Perhaps more significantly, a scienter standard for intermediaries
will, perversely, discourage precisely the kind of monitoring of
communication that offers users protection against being subjected
to unwanted communications. Network administrators will have the
incentive to avoid all monitoring or pre-screening of messages in
order to avoid being deemed to have "knowledge" of a specific
prohibited communication. Providers of transmission services
should instead be given maximum flexibility to set local standards
for the classes of messages they are willing to carry, to perform the
monitoring they deem appropriate to enforce those standards, and
incentives should be provided to encourage them to communicate the
nature and scope of those actions so as to enable users to make
informed decisions about the kind of communication to which they
wish to be exposed.
A Counter-Proposal
For all of its obvious and serious flaws, the Exon Amendment
provides those interested in the free flow of information in
electronic communities with the opportunity to re-think the
question of content regulation in those communities and to design
standards that will provide protection against harm to the unwilling
listener without sacrificing the vigorous debate that has come to
characterize those communities. We offer the following principles
that, if embodied in legislation, would better balance these
competing needs.
1. The Internet -- and, increasingly, individual constituent
networks -- are global in scope, presenting difficult jurisdictional
questions concerning the proper law to apply in particular instances.
Although federal legislation cannot alone solve these conflict-of-
laws questions, a properly drafted federal statute that expressly
pre-empts conflicting state legislation could be an important first
step towards relieving network administrators and others
responsible for the Internet infrastructure of the burden of
complying with overlapping and mutually inconsistent State law.
2. The principle of individual responsibility for harmful acts
initiated by the individual should be a centerpiece of any legislative
initiative in this area. Legal remedies for any harm resulting from
electronic communications -- for copyright infringement,
harassment, defamation, or the like -- should focus upon the person
or persons responsible for initiating the communication. In order to
preserve the free flow of information within and across electronic
communities, persons who do no more than transmit or forward
messages should be immune from liability. Only if such persons take
affirmative steps to solicit, sponsor, promote, or adopt the
communication in question as their own, or if, by their actions, they
make it more difficult for the recipient to identify the originator of
the offending communication, should liability attach to their
actions.
The following language, broadly adopted from the draft of an
Electronic Communications Forwarding Act proposed by EFF (and
others) several years ago, would be a useful starting point for
legislative action:
Any person who, using an instrumentality of
interstate commerce, forwards or transfers such
electronic communication between the originating
party and authorized recipients, not be subject to
criminal or civil penalty nor liable to any other
person for damages or equitable relief of any kind,
provided that such person does not solicit, sponsor,
promote, or adopt such communication as its own,
and provided further that such person does not
alter the identifiability of the sender of such
communication.
3. The free flow of information in electronic communities can
and should accommodate adequate protection for the unwilling
listener against intrusive, personally targeted, non-consensual,
point-to-point electronic communication, and we support the
development of uniform standards in this area. Such standards
should be based upon the principle that message recipients can avoid
exposure to any such offending messages, but only if the messages
are properly labelled and their originator(s) properly identified;
hence liability should attach only where the sender takes
affirmative steps to shield the recipient from information about the
identity of the sender, or to mislabel or misrepresent message
content, in such a way as to make it unreasonably difficult for the
recipient to avoid communication that he or she deems offensive.

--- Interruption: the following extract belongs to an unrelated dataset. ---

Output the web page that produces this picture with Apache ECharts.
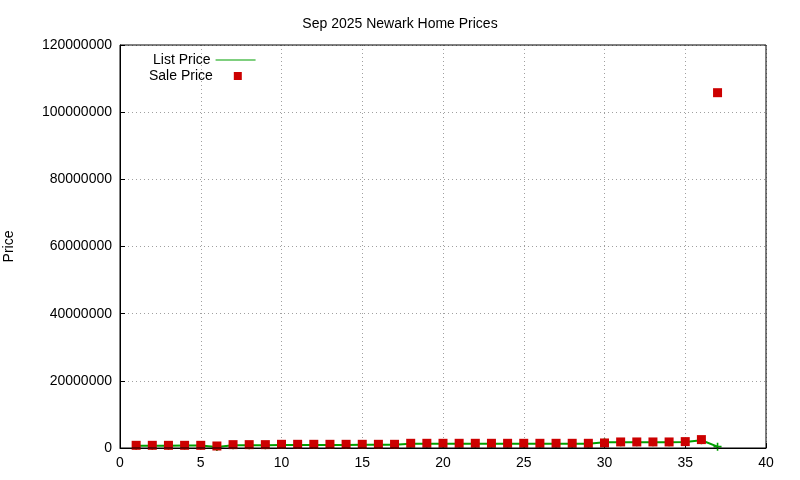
<!DOCTYPE html>
<html>
<head>
<meta charset="utf-8">
<script src="https://cdn.jsdelivr.net/npm/echarts@6/dist/echarts.min.js"></script>
<style>html,body{margin:0;padding:0;background:#fff}#chart{width:800px;height:480px}</style>
</head>
<body>
<div id="chart"></div>
<script>
// house index 1..37
const houseIndex = [1,2,3,4,5,6,7,8,9,10,11,12,13,14,15,16,17,18,19,20,21,22,23,24,25,26,27,28,29,30,31,32,33,34,35,36,37];
const listPrice = [700000,700000,700000,750000,750000,300000,800000,800000,800000,900000,900000,900000,900000,900000,950000,950000,1000000,1300000,1300000,1300000,1300000,1300000,1300000,1300000,1300000,1300000,1300000,1300000,1300000,1700000,1700000,1700000,1700000,1700000,1800000,2300000,400000];
const salePrice = [800000,800000,800000,800000,800000,600000,1000000,1000000,1000000,1100000,1100000,1100000,1100000,1100000,1100000,1100000,1100000,1400000,1400000,1400000,1400000,1400000,1400000,1400000,1400000,1400000,1400000,1400000,1400000,1500000,1800000,1800000,1800000,1800000,1900000,2500000,105800000];

const chart = echarts.init(document.getElementById('chart'));
const font = 'Liberation Sans, Arial, sans-serif';
const gridLine = { show: true, lineStyle: { color: '#a0a0a0', type: [1, 3], width: 1 } };
const legendText = { fontSize: 14, color: '#000', fontFamily: font };

chart.setOption({
    animation: false,
    textStyle: { fontFamily: font },
    title: { text: 'Sep 2025 Newark Home Prices', left: 'center', top: 12,
        textStyle: { fontSize: 14, fontWeight: 'normal', color: '#000', fontFamily: font } },
    legend: [
        { left: 148, top: 48, align: 'right', itemWidth: 40, itemHeight: 10,
          textStyle: legendText,
          data: [{ name: 'List Price', icon: 'path://M0,4.5L40,4.5L40,5.5L0,5.5Z',
                   itemStyle: { color: '#00a000', opacity: 1 } }] },
        { left: 144, top: 64, align: 'right', itemWidth: 8, itemHeight: 8,
          textStyle: Object.assign({}, legendText, { padding: [0, 16, 0, 0] }),
          data: [{ name: 'Sale Price', icon: 'rect', itemStyle: { color: '#cc0000', opacity: 1 } }] }
    ],
    grid: { left: 120, right: 34, top: 45, bottom: 32, containLabel: false, outerBoundsMode: 'none' },
    xAxis: {
        type: 'value', min: 0, max: 40, interval: 5,
        axisLine: { show: true, onZero: false, lineStyle: { color: '#000' } },
        axisTick: { inside: true, lineStyle: { color: '#000' } },
        axisLabel: { fontSize: 14, color: '#000' },
        splitLine: gridLine
    },
    yAxis: {
        type: 'value', min: 0, max: 120000000, interval: 20000000,
        name: 'Price', nameLocation: 'middle', nameGap: 104, nameRotate: 90,
        nameTextStyle: { fontSize: 14, color: '#000' },
        axisLine: { show: true, lineStyle: { color: '#000' } },
        axisTick: { show: true, inside: true, lineStyle: { color: '#000' } },
        axisLabel: { fontSize: 14, color: '#000', formatter: v => String(v) },
        splitLine: gridLine
    },
    graphic: [{ type: 'rect', shape: { x: 120, y: 45, width: 646, height: 403 },
        style: { fill: 'none', stroke: '#000', lineWidth: 1 }, z: 10, silent: true }],
    series: [
        { name: 'List Price', type: 'line', data: houseIndex.map((x, i) => [x, listPrice[i]]),
          symbol: 'path://M4,0L6,0L6,4L10,4L10,6L6,6L6,10L4,10L4,6L0,6L0,4L4,4Z', symbolSize: 8,
          lineStyle: { color: '#00a000', width: 2 }, itemStyle: { color: '#00a000' } },
        { name: 'Sale Price', type: 'scatter', data: houseIndex.map((x, i) => [x, salePrice[i]]),
          symbol: 'rect', symbolSize: 9, itemStyle: { color: '#cc0000', opacity: 1 }, z: 3 }
    ]
});
</script>
</body>
</html>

4. The means by which definitional questions regarding the
boundaries of communications deemed "obscene" or otherwise
unlawful must respect the right of communities to self-
determination and self-governance to the maximum extent possible.
Outside of the electronic context, reference to prevailing
"community standards" in making these determinations attempts to
balance the right of residents in specific communities to exercise
control over the material that enters their communities, against the
right of creators and distributors of diverse material to operate
freely in those communities where that material is not offensive to
prevailing standards, so as to encourage diversity of expression and
to prevent imposition of a uniform, "lowest common denominator"

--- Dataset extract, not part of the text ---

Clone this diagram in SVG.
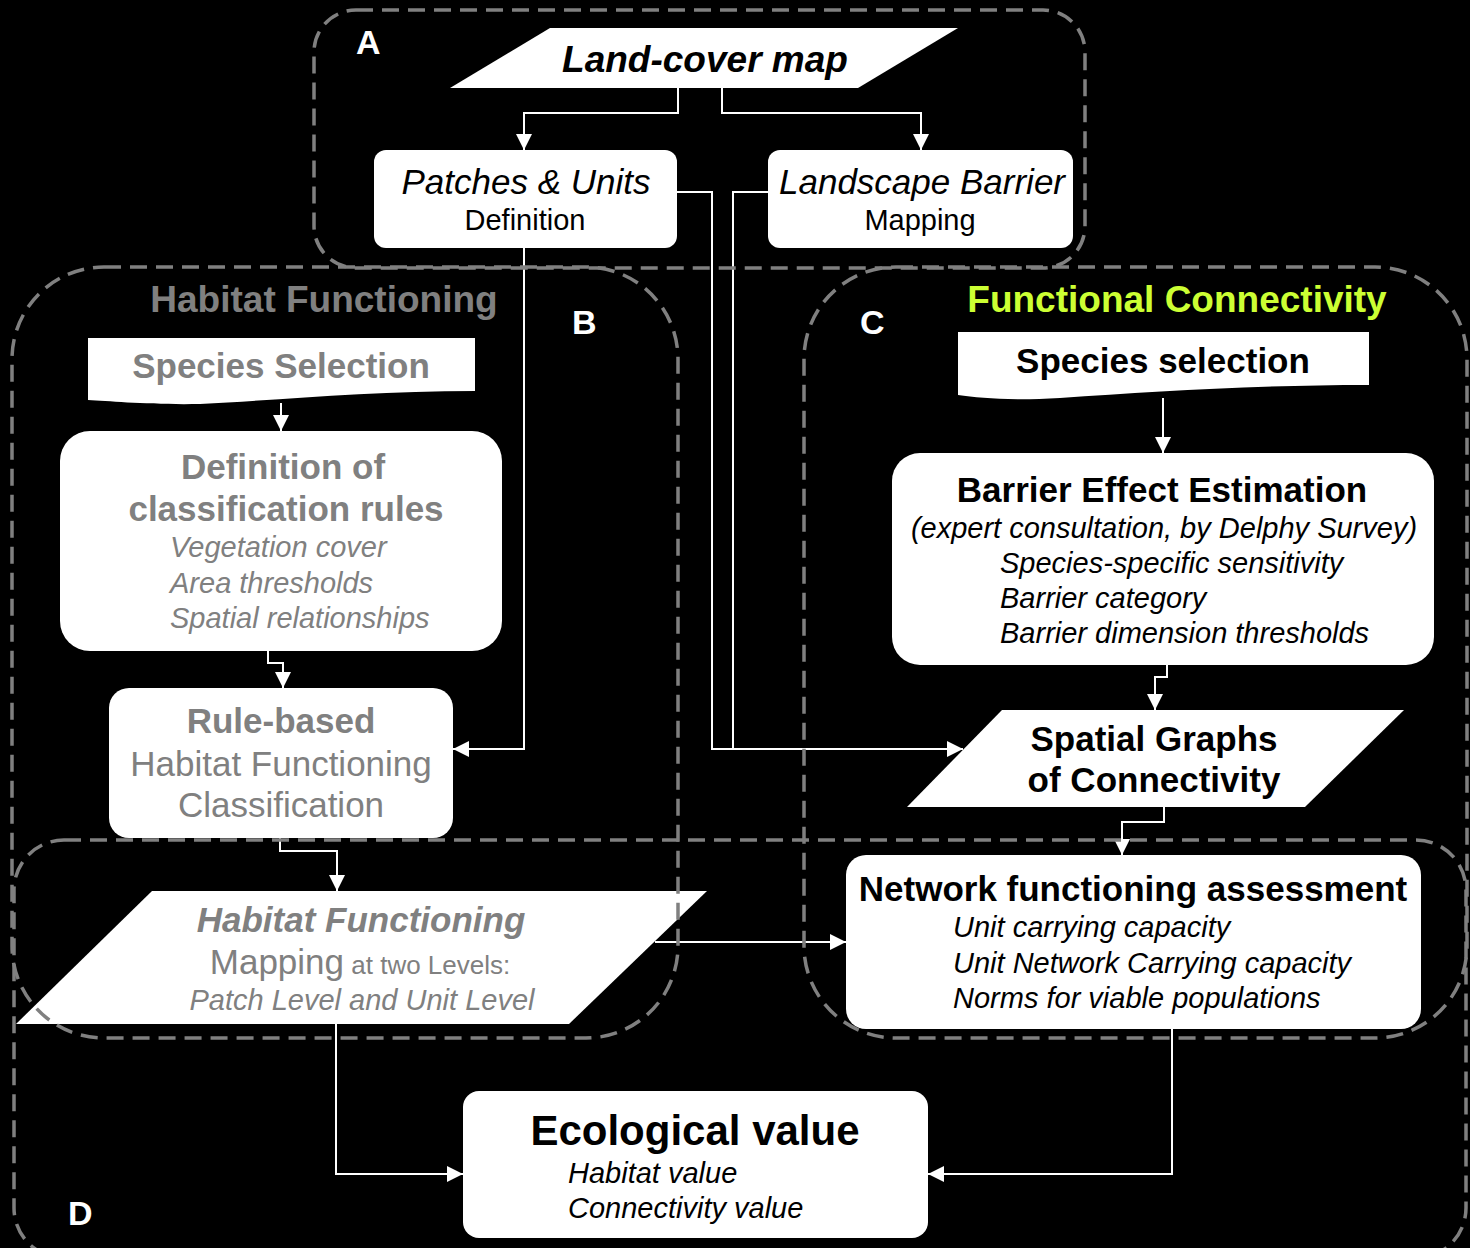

standard across different communities.
The world of electronic communication uniquely offers
individuals the ability to associate into virtual communities with
others who share their sensibilities regarding material that other
communities might deem indecent, obscene, lascivious, or lewd. The
"boundaries" between these online communities are passwords and
warning screens, that enable the nature of the communications
permitted (and prohibited) in the community in question to be
clearly communicated to all those who wish to join the community
in question. Accordingly, we believe that the best source of a
definition regarding what constitutes "obscenity", for purposes of
determining when the law should intervene to prohibit electronic
distribution of materials, is the standard set by the users who,
collectively, set the rules applicable to any particular online
community. Where the nature of the materials is clearly disclosed on
warning screens encountered as the users access the BBS system,
those who sign on -- who voluntarily join the community - - have
already determined that the materials in question do not violate
their own sensibilities. If the operators of a BBS system were to
post materials that violated the collective standards of that
user community, the community in question could quickly correct
things by voting with their modems to go elsewhere.

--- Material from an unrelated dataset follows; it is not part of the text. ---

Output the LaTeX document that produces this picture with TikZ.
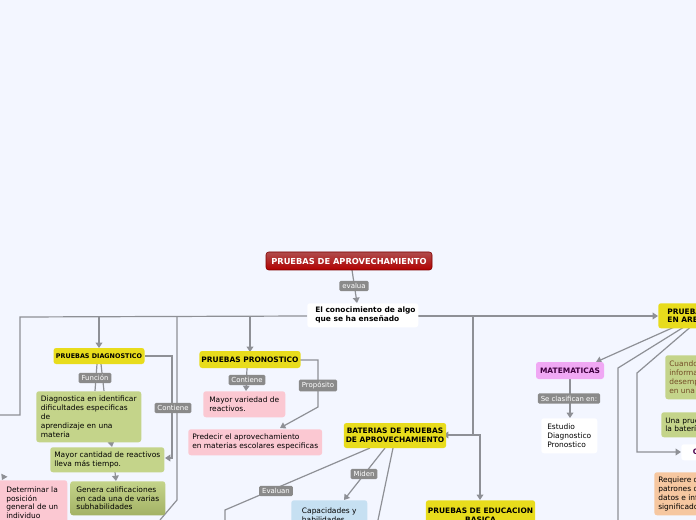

5. One problem, ostensibly addressed by the Amendment, remains:
how to insure that adult-oriented material does not find its way
into the hands of minors? This problem can arise in two broad
contexts in the online environment: membership-restricted forums
(e.g., adults-only BBSs) and open, unrestricted forums (e.g., WWW
sites). Regarding the former, EFF supports imposition of a duty on
system administrators to take reasonable steps to collect
information concerning the age of persons attempting to access the
material, analogous to the duties of operators of "900" telephone
services to obtain similar information regarding callers. Regarding
the latter, we believe that parental control over minors' access can
best be achieved through a combination of standardized header codes
and "warning labels" in conjunction with software-based filtering
devices, and we will continue to support efforts by the online
community itself to develop and implement such standards.